Oregon State, too, will likely have its issues in Year One of the Wayne Tinkle era, though the Beavers have rebounded from an embarrassing exhibition loss to Western Oregon by assembling an 8-3 record.
Three Pac-12 teams earned bids into the NCAA tournament in 2014 — Arizona, UCLA and Stanford. The Wildcats seem a lock to return, and as a very high seed. The Cardinal lost Josh Huestis and Dwight Powell, but return leading scorer Chasson Randle, capable center Stefan Nastic and add star freshman Reid Travis. And on Dec. 23, they claimed perhaps the Pac-12’s most impressive victory of the nonconference season, winning 74-71 at then-No. 9 Texas.
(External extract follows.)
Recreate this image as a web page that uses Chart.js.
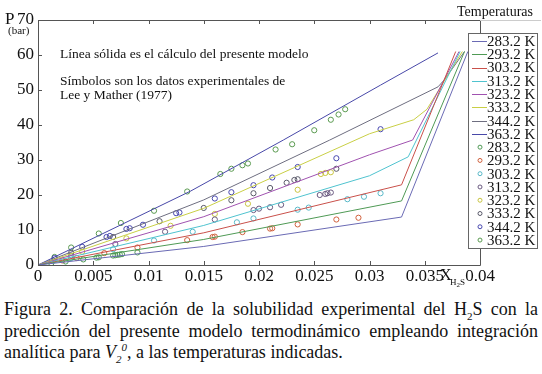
<!DOCTYPE html>
<html>
<head>
<meta charset="utf-8">
<script src="https://cdn.jsdelivr.net/npm/chart.js@4.4.0/dist/chart.umd.min.js"></script>
<style>
  html, body { margin: 0; padding: 0; background: #fff; }
  #wrap { position: relative; width: 542px; height: 290px; }
  #caption {
    font-family: "Liberation Serif", serif;
    font-size: 18px;
    line-height: 21.5px;
    text-align: justify;
    width: 534px;
    margin: 9px 0 0 4px;
    color: #111;
  }
  #caption sub, #caption sup { font-size: 11px; line-height: 0; }
</style>
</head>
<body>
<div id="wrap"><canvas id="myChart" width="542" height="290"></canvas></div>
<div id="caption">Figura 2. Comparación de la solubilidad experimental del H<sub>2</sub>S con la predicción del presente modelo termodinámico empleando integración analítica para <i>V</i><sub><i>2</i></sub><sup><i>0</i></sup>, a las temperaturas indicadas.</div>

<script>
const temperatures = ["283.2 K", "293.2 K", "303.2 K", "313.2 K", "323.2 K", "333.2 K", "344.2 K", "363.2 K"];
const lineColors = ["#6a6ab4", "#4f9a55", "#c9504a", "#4fc3cf", "#a052b0", "#c9cf45", "#6e6e80", "#4848a8"];
const pointColors = ["#4f9a55", "#d0603c", "#58b8c8", "#6a5a80", "#c8c440", "#5a5a6a", "#4848b0", "#5a9a50"];

// model curves (x H2S, P bar)
const model283 = [[0, 0], [0.015, 5.3], [0.0329, 13.7], [0.0389, 61]];
const model293 = [[0, 0], [0.015, 7.3], [0.0329, 18.3], [0.0386, 61]];
const model303 = [[0, 0], [0.015, 9.2], [0.0329, 22.9], [0.0378, 61]];
const model313 = [[0, 0], [0.015, 11.3], [0.03, 25.5], [0.0335, 30.9], [0.0382, 61]];
const model323 = [[0, 0], [0.015, 13.8], [0.03, 31.5], [0.0339, 35.7], [0.0381, 61]];
const model333 = [[0, 0], [0.015, 16.2], [0.03, 37.5], [0.034, 41.5], [0.0352, 44.5], [0.0384, 61]];
const model344 = [[0, 0], [0.015, 18.6], [0.0264, 35.7], [0.0362, 50.9], [0.0368, 53], [0.0386, 61]];
const model363 = [[0, 0], [0.0138, 21.1], [0.0222, 35.7], [0.031, 51.4], [0.0362, 60.6]];

// Lee y Mather (1977) points
const exp283 = [[0.0012, 0.5], [0.0025, 1.0], [0.0041, 1.6], [0.0053, 2.1], [0.0055, 2.2], [0.0068, 2.7], [0.007, 2.8], [0.0072, 2.9], [0.0074, 3.0], [0.0076, 3.1], [0.009, 3.6]];
const exp293 = [[0.0022, 1.3], [0.0035, 2.0], [0.006, 3.4], [0.009, 5.0], [0.0135, 7.1], [0.0158, 8.0], [0.016, 8.1], [0.0185, 9.4], [0.021, 10.4], [0.0212, 10.5], [0.0235, 11.6], [0.027, 13.0], [0.029, 13.5]];
const exp303 = [[0.003, 2.0], [0.0068, 4.5], [0.0105, 7.0], [0.014, 9.5], [0.018, 12.2], [0.0195, 13.3], [0.0235, 15.8], [0.0245, 16.4], [0.028, 18.8], [0.0295, 19.5], [0.031, 20.5]];
const exp313 = [[0.003, 2.7], [0.007, 6.0], [0.0115, 9.5], [0.016, 13.0], [0.0195, 15.7], [0.02, 16.1], [0.021, 16.5], [0.022, 17.2], [0.0255, 20.0], [0.026, 20.3], [0.0262, 20.5], [0.0265, 20.7]];
const exp323 = [[0.004, 3.8], [0.008, 7.6], [0.012, 11.2], [0.016, 14.6], [0.019, 17.5], [0.0235, 21.5], [0.0256, 26.0], [0.026, 26.3], [0.0265, 26.5]];
const exp333 = [[0.003, 3.5], [0.0068, 8.0], [0.011, 12.5], [0.015, 16.3], [0.0175, 18.5], [0.0195, 20.5], [0.021, 22.0], [0.0225, 23.5], [0.0232, 24.3], [0.0235, 24.5], [0.027, 27.5]];
const exp344 = [[0.0015, 2.0], [0.004, 5.2], [0.0062, 8.0], [0.0065, 8.3], [0.008, 10.3], [0.0083, 10.5], [0.0095, 11.5], [0.0125, 14.8], [0.0128, 15.0], [0.016, 19.0], [0.0175, 20.8], [0.0195, 22.8], [0.0212, 25.0], [0.0235, 28.0], [0.027, 30.5], [0.031, 38.8]];
const exp363 = [[0.0015, 2.3], [0.003, 5.0], [0.0055, 9.0], [0.0075, 12.0], [0.0105, 15.5], [0.0135, 21.0], [0.0165, 26.0], [0.0175, 27.5], [0.0185, 28.5], [0.019, 29.0], [0.0215, 33.0], [0.023, 34.5], [0.025, 38.5], [0.0265, 41.5], [0.0272, 43.0], [0.0278, 44.5]];

const models = [model283, model293, model303, model313, model323, model333, model344, model363];
const experiments = [exp283, exp293, exp303, exp313, exp323, exp333, exp344, exp363];

const xTicks = [0, 0.005, 0.01, 0.015, 0.02, 0.025, 0.03, 0.035, 0.04];
const yTicks = [0, 10, 20, 30, 40, 50, 60, 70];

const toXY = (arr) => arr.map((p) => ({ x: p[0], y: p[1] }));

const datasets = [];
models.forEach((m, i) => {
  datasets.push({
    label: temperatures[i],
    data: toXY(m),
    borderColor: lineColors[i],
    borderWidth: 1,
    pointRadius: 0,
    showLine: true,
    tension: 0,
  });
});
experiments.forEach((e, i) => {
  datasets.push({
    label: temperatures[i],
    data: toXY(e),
    borderColor: pointColors[i],
    backgroundColor: "rgba(0,0,0,0)",
    borderWidth: 1,
    pointRadius: 2.6,
    showLine: false,
  });
});

const serif = "'Liberation Serif', serif";

// frame, inward ticks, texts and the legend box
const decorations = {
  id: "decorations",
  afterDraw(chart) {
    const ctx = chart.ctx;
    const a = chart.chartArea;
    const xs = chart.scales.x;
    const ys = chart.scales.y;
    ctx.save();
    ctx.strokeStyle = "#555";
    ctx.lineWidth = 1;
    ctx.beginPath();
    ctx.rect(Math.round(a.left) + 0.5, Math.round(a.top) + 0.5, Math.round(a.right - a.left), Math.round(a.bottom - a.top));
    ctx.stroke();
    ctx.beginPath();
    xTicks.forEach((t) => {
      const px = Math.round(xs.getPixelForValue(t)) + 0.5;
      ctx.moveTo(px, a.bottom); ctx.lineTo(px, a.bottom - 4);
      ctx.moveTo(px, a.top); ctx.lineTo(px, a.top + 4);
    });
    yTicks.forEach((t) => {
      const py = Math.round(ys.getPixelForValue(t)) + 0.5;
      ctx.moveTo(a.left, py); ctx.lineTo(a.left + 4, py);
    });
    ctx.stroke();

    // faint rule under the legend title
    ctx.strokeStyle = "#ccc";
    ctx.beginPath();
    ctx.moveTo(a.right, Math.round(a.top) + 0.5); ctx.lineTo(541, Math.round(a.top) + 0.5);
    ctx.stroke();

    ctx.fillStyle = "#111";
    ctx.textBaseline = "middle";
    ctx.textAlign = "left";
    ctx.font = "17px " + serif;
    ctx.fillText("P", 5, ys.getPixelForValue(70));
    ctx.font = "11px " + serif;
    ctx.fillText("(bar)", 8, ys.getPixelForValue(70) + 11);

    ctx.font = "13.5px " + serif;
    ctx.fillText("Línea sólida es el cálculo del presente modelo", 60, 54);
    ctx.fillText("Símbolos son los datos experimentales de", 60, 81);
    ctx.fillText("Lee y Mather (1977)", 60, 95);

    // x axis title
    ctx.font = "16px " + serif;
    ctx.textBaseline = "alphabetic";
    ctx.fillText("X", 440, 280);
    ctx.font = "9px " + serif;
    ctx.fillText("H", 450, 285);
    ctx.font = "7px " + serif;
    ctx.fillText("2", 456.5, 287);
    ctx.font = "9px " + serif;
    ctx.fillText("S", 460, 285);

    // legend
    ctx.font = "14px " + serif;
    ctx.textAlign = "right";
    ctx.textBaseline = "middle";
    ctx.fillText("Temperaturas", 533, 12);

    const bx = 468.5, by = 33.5, bw = 69, bh = 215;
    ctx.fillStyle = "#fff";
    ctx.fillRect(bx, by, bw, bh);
    ctx.strokeStyle = "#666";
    ctx.strokeRect(bx, by, bw, bh);
    ctx.textAlign = "left";
    ctx.font = "15px " + serif;
    const step = 13.27;
    temperatures.forEach((t, i) => {
      const y = 41 + i * step;
      ctx.strokeStyle = lineColors[i];
      ctx.beginPath();
      ctx.moveTo(472, Math.round(y) + 0.5); ctx.lineTo(487, Math.round(y) + 0.5);
      ctx.stroke();
      ctx.fillStyle = "#111";
      ctx.fillText(t, 487, y + 1);
    });
    temperatures.forEach((t, i) => {
      const y = 41 + (i + 8) * step;
      ctx.strokeStyle = pointColors[i];
      ctx.beginPath();
      ctx.arc(480, y, 2, 0, Math.PI * 2);
      ctx.stroke();
      ctx.fillStyle = "#111";
      ctx.fillText(t, 487, y + 1);
    });
    ctx.restore();
  },
};

new Chart(document.getElementById("myChart"), {
  type: "scatter",
  data: { datasets },
  options: {
    responsive: false,
    animation: false,
    layout: { padding: { top: 20, right: 62, left: 0, bottom: 0 } },
    plugins: {
      legend: { display: false },
      tooltip: { enabled: false },
    },
    scales: {
      x: {
        type: "linear",
        min: 0,
        max: 0.04,
        afterFit: (s) => { s.height = 25; },
        afterBuildTicks: (s) => { s.ticks = xTicks.map((v) => ({ value: v })); },
        grid: { display: false, drawTicks: false },
        border: { display: false },
        ticks: {
          padding: 1,
          color: "#111",
          font: { family: serif, size: 17 },
          maxRotation: 0,
          autoSkip: false,
          callback: (v) => String(Number(v.toFixed(3))),
        },
      },
      y: {
        type: "linear",
        min: 0,
        max: 70,
        afterFit: (s) => { s.width = 38; },
        afterBuildTicks: (s) => { s.ticks = yTicks.map((v) => ({ value: v })); },
        grid: { display: false, drawTicks: false },
        border: { display: false },
        ticks: {
          padding: 4,
          color: "#111",
          font: { family: serif, size: 17 },
          autoSkip: false,
          callback: (v) => String(v),
        },
      },
    },
  },
  plugins: [decorations],
});
</script>
</body>
</html>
UCLA could be in for a tougher season after losing Jordan Adams, Kyle Anderson and Zach Lavine to the NBA. Coach Steve Alford’s son, Bryce, leads the Bruins in scoring so far, and freshman forward Kevon Looney is the kind of five-star recruit UCLA is used to having on its roster. But a humiliating loss at Kentucky in which the Bruins scored only seven points in the first half, plus a 13-point home loss to Gonzaga, a 22-point loss to North Carolina and a 10-point loss to Oklahoma show how much work there is to be done in Westwood.
That won’t help the national perception of the Pac-12, as some still believe a down year for bluebloods Arizona and/or UCLA means a down year for the conference overall.
Still, several teams harbor reasonable NCAA tournament hopes as league play begins. Arizona and Washington have one loss each. Utah has only two. California, Oregon, Oregon State and Stanford have lost a manageable three games. The road to March Madness will be more difficult for UCLA, Arizona State and Tad Boyle’s Colorado team, all of whom have already lost five games and lack the kind of impressive victories that could push them to the right side of the bubble.
Washington hopes to accumulate more of those next weekend when it visits — appropriately enough — California, which is trying itself to erase the memory of that ugly Sunday.
“No one is happy to lose,” UW sophomore guard Nigel Williams-Goss said after UW’s loss to Stony Brook. “But we aren’t going to let one game define our season. Our focus is on the next game. This is behind us. You can’t do anything about the past. Winning last game didn’t do anything about tonight and losing tonight is not going to affect our next game. We just have to prepare and be ready to play Cal.”
And several other teams better than most of the mid-majors they saw on their nonleague docket.